S.F. Mayor Sees Cities, States Taking Health Care Lead

If there is any progress in providing universal health care to all Americans, it will come from the cities and states rather than the federal government, San Francisco Mayor Gavin Newsom told a Newsmaker audience Sept. 23.

Newsom, speaking in the Broadcast Operations Center, expressed no confidence in either the Congress or the next president in making health care available to all Americans. He lamented that the health care issue is currently on the back burner and more and more Americans are falling into the ranks of the uninsured.

Calling health care a "moral, ethical & economic issue," he said he would like to see the same response as is occurring with the financial crisis because the problem is getting worse, not better.
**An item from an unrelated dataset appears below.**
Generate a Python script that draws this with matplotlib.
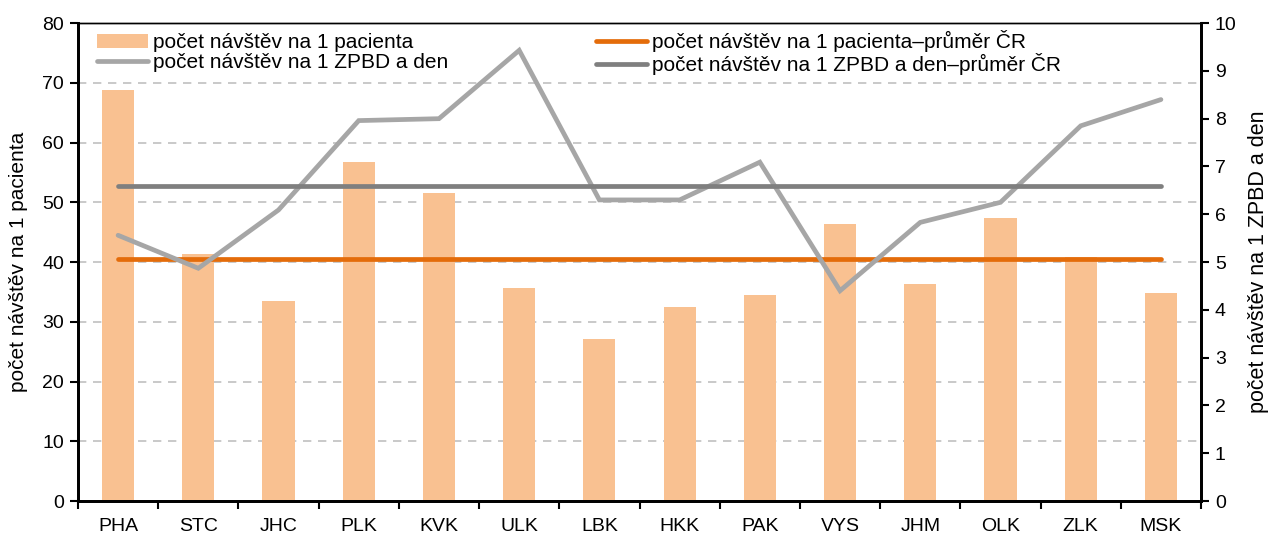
import matplotlib.pyplot as plt
import numpy as np

plt.rcParams["font.family"] = ["Liberation Sans", "DejaVu Sans"]

regions = ["PHA", "STC", "JHC", "PLK", "KVK", "ULK", "LBK",
           "HKK", "PAK", "VYS", "JHM", "OLK", "ZLK", "MSK"]
visits_per_patient = [68.8, 41.3, 33.5, 56.8, 51.5, 35.6, 27.1,
                      32.4, 34.5, 46.3, 36.3, 47.3, 40.8, 34.8]
visits_per_bed_day = [5.56, 4.87, 6.09, 7.96, 8.0, 9.43, 6.30,
                      6.30, 7.09, 4.40, 5.83, 6.25, 7.85, 8.40]
avg_per_patient = 40.5
avg_per_bed_day = 6.6

BAR = "#F9C191"
ORANGE = "#E46C0A"
LIGHT = "#A6A6A6"
DARK = "#7F7F7F"

fig = plt.figure(figsize=(12.7, 5.37), dpi=100)
ax = fig.add_axes([0.0614, 0.067, 0.8843, 0.890])
ax2 = ax.twinx()

x = np.arange(len(regions))
bars = ax.bar(x, visits_per_patient, width=0.4, color=BAR, zorder=2,
              label="počet návštěv na 1 pacienta")
l_avg_p, = ax.plot([x[0], x[-1]], [avg_per_patient] * 2, color=ORANGE, lw=3.4,
                   solid_capstyle="round", zorder=3,
                   label="počet návštěv na 1 pacienta–průměr ČR")
l_bed, = ax2.plot(x, visits_per_bed_day, color=LIGHT, lw=3.4,
                  solid_capstyle="round", solid_joinstyle="miter",
                  label="počet návštěv na 1 ZPBD a den")
l_avg_b, = ax2.plot([x[0], x[-1]], [avg_per_bed_day] * 2, color=DARK, lw=3.4,
                    solid_capstyle="round",
                    label="počet návštěv na 1 ZPBD a den–průměr ČR")

ax.set_xlim(-0.5, len(regions) - 0.5)
ax.set_ylim(0, 80)
ax.set_yticks(range(0, 81, 10))
ax2.set_ylim(0, 10)
ax2.set_yticks(range(0, 11))

ax.yaxis.grid(True, color="#C0C0C0", linestyle=(0, (5, 4)), lw=1.2)
ax.set_axisbelow(True)

ax.set_xticks(x)
ax.set_xticklabels(regions)
ax.set_xticks(np.arange(-0.5, len(regions), 1), minor=True)
ax.tick_params(axis="x", which="major", length=0, pad=12, labelsize=14)
ax.tick_params(axis="x", which="minor", length=6, width=1.5, direction="out")
ax.tick_params(axis="y", length=6, width=1.5, labelsize=14, pad=4)
ax2.tick_params(axis="y", length=6, width=1.5, labelsize=14, pad=4)

for a in (ax, ax2):
    for side in ("left", "right", "bottom"):
        a.spines[side].set_linewidth(2)
    a.spines["top"].set_linewidth(1)

ax.set_ylabel("počet návštěv na 1 pacienta", fontsize=15, labelpad=10)
ax2.set_ylabel("počet návštěv na 1 ZPBD a den", fontsize=15.5, labelpad=8)

leg = ax.legend(handles=[bars, l_bed, l_avg_p, l_avg_b], ncol=2,
                loc="upper left", bbox_to_anchor=(0.002, 1.02), frameon=False,
                fontsize=15, handlelength=2.45, handletextpad=0.24,
                columnspacing=7.1, labelspacing=0.05, borderpad=0.3)
leg.set_zorder(5)

fig.savefig("out.png", dpi=100)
Newsom's main topic of discussion was the Healthy San Francisco Program that offfers universal access to health care to city residents up to age 25. Over 29,000 San Franciscans are enrolled in the program, or more than half of the city's
uninsured, he said. The program, which includes partnering with the public schools to fund healthy food programs, began with a task force, Newsom said.

Money was no object, and framing the question as how to provide health care instead of health insurance made the problem easier to solve, he noted, adding that lack of imagination has made this problem more complex. The focus of this program is on prevention rather than treating people after they become sick, he told the audience.